Die Europäische Erbrechtsversordnung

Für Erbfälle seit dem 17.08.2015 gilt die Europäische Erbrechtsverordnung (EU-ErbVO). Was bedeutet das für den deutschen Staatsangehörigen, der sowohl in Deutschland als auch im europäischen Ausland lebt hinsichtlich seiner zu treffenden Testamentsgestaltung, weil er als Lebensmittelpunkt im Winter den sonnigen Süden Spaniens vorzieht oder aber in einer Seniorenwohnanlage im europäischen Ausland lebt?

  • Die gerichtliche internationale Zuständigkeit für erbrechtliche Streitigkeiten haben nun die Gerichte des Staates, in dem der Verstorbene seinen letzten gewöhnlichen Aufenthalt hatte. Diese Zuständigkeit ist grundsätzlich auch ausschließlich, es sei denn, der Verstorbene hatte die Erbfolge durch Rechtswahl seinem Heimatrecht unterstellt.
  • Auch das anwendbare Erbrecht knüpft an den gewöhnlichen Aufenthalt des Verstorbenen an. Dieses Recht gilt nicht nur für die gesetzliche Erbfolge, sondern auch für die Wirksamkeit von Testamenten und Erbverträgen.

Zentraler Begriff der EU-ErbVO ist also der „letzte gewöhnliche Aufenthalt“ des Verstorbenen. Wonach ist dieser „gewöhnliche Aufenthalt“ zu bestimmen? Dies erfolgt über eine Gesamtbeurteilung der Lebensumstände des Verstorbenen in den Jahren vor seinem Tod und im Zeitpunkt seines Todes, indem alle relevanten Tatsachen zu berücksichtigen sind, wie die Dauer und die Regelmäßigkeit des Aufenthaltes in dem betreffenden Staat sowie die damit zusammenhängenden Umstände und Gründe.

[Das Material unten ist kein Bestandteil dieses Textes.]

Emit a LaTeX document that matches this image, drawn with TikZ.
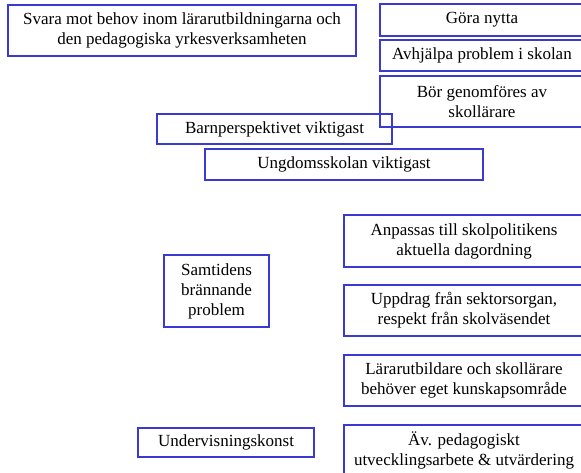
\documentclass[tikz,border=0pt]{standalone}
\usepackage{fontspec}
\setmainfont{Liberation Serif}
\usetikzlibrary{positioning}
\definecolor{boxblue}{RGB}{58,58,210}

\begin{document}
\begin{tikzpicture}[x=1pt,y=-1pt,font=\fontsize{17}{20}\selectfont]
        \tikzstyle{box}=[rectangle,draw=boxblue,line width=1.4pt,align=center,inner sep=0pt]
        \tikzstyle{thickbox}=[box,line width=2.8pt]
        \useasboundingbox (0,0) rectangle (581,473);
        \node[box,minimum width=348pt,minimum height=51pt] (svara) at (182,30.5) {Svara mot behov inom lärarutbildningarna och\\den pedagogiska yrkesverksamheten};
        \node[box,minimum width=204pt,minimum height=32pt] (nytta) at (482,20) {Göra nytta};
        \node[box,minimum width=204pt,minimum height=31pt] (avhjalpa) at (482,55.5) {Avhjälpa problem i skolan};
        \node[box,minimum width=204pt,minimum height=51pt] (skollarare) at (482,101.5) {Bör genomföres av\\skollärare};
        \node[box,minimum width=235pt,minimum height=30pt] (barn) at (274.5,129) {Barnperspektivet viktigast};
        \node[box,minimum width=278pt,minimum height=31pt] (ungdom) at (344,164.5) {Ungdomsskolan viktigast};
        \node[box,minimum width=240pt,minimum height=52pt] (anpassas) at (464,241) {Anpassas till skolpolitikens\\aktuella dagordning};
        \node[box,minimum width=105pt,minimum height=72pt] (samtid) at (216.5,291) {Samtidens\\brännande\\problem};
        \node[box,minimum width=240pt,minimum height=51pt] (uppdrag) at (464,310.5) {Uppdrag från sektorsorgan,\\respekt från skolväsendet};
        \node[box,minimum width=240pt,minimum height=51pt] (omrade) at (464,380.5) {Lärarutbildare och skollärare\\behöver eget kunskapsområde};
        \node[thickbox,minimum width=176pt,minimum height=29pt] (konst) at (226,442.5) {Undervisningskonst};
        \node[box,minimum width=240pt,minimum height=51pt] (utveckling) at (464,450.5) {Äv. pedagogiskt\\utvecklingsarbete \& utvärdering};
    \end{tikzpicture}
\end{document}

Sofern Rentner die Hälfte des Jahres hier in Norddeutschland und die andere Hälfte des Jahres im sonnigen Süden des europäischen Auslandes verbringen und dort versterben, wird deutlich, dass es hier zu erheblichen Streitpunkten über die Frage des „gewöhnlichen Aufenthaltes“ kommen kann, da es sich dann eben nicht nur um einen kurzfristigen Urlaubsaufenthalt, sondern durchaus um den gewöhnlichen Aufenthalt des Verstorbenen handeln kann. Wie kann ich hier vorsorgen, dass auf jeden Fall deutsches Erbrecht gilt?

Die EU-ErbVO sieht die Möglichkeit einer Rechtswahl zugunsten des Heimatrechts des Erblassers vor, also bei deutscher Staatsangehörigkeit kann durch Testament oder Erbvertrag vorsorglich eine Rechtswahl zugunsten des deutschen Erbrechts getroffen werden, so dass auch bei einem Versterben in Spanien, selbst wenn dort der gewöhnliche Aufenthaltsort sein sollte, durch die vorgenommene Rechtswahl deutsches Erbrecht gilt. Außerdem ist mit der EU-ErbVO das Europäische Nachlasszeugnis eingeführt worden, wodurch die Nachlassabwicklung von Vermögen im europäischen Ausland über Grenzen hinweg erleichtert wird.
Das im Staat des letzten gewöhnlichen Aufenthaltes des Erblassers ausgestellte Nachlasszeugnis ist in allen anderen Mitgliedstaaten als Nachweis der Erbfolge anzuerkennen und entfaltet die dem deutschen Erbschein entsprechenden besonderen Beweis- und Gutglaubenswirkungen. Es kann auch neben dem altbekannten Erbschein beantragt werden.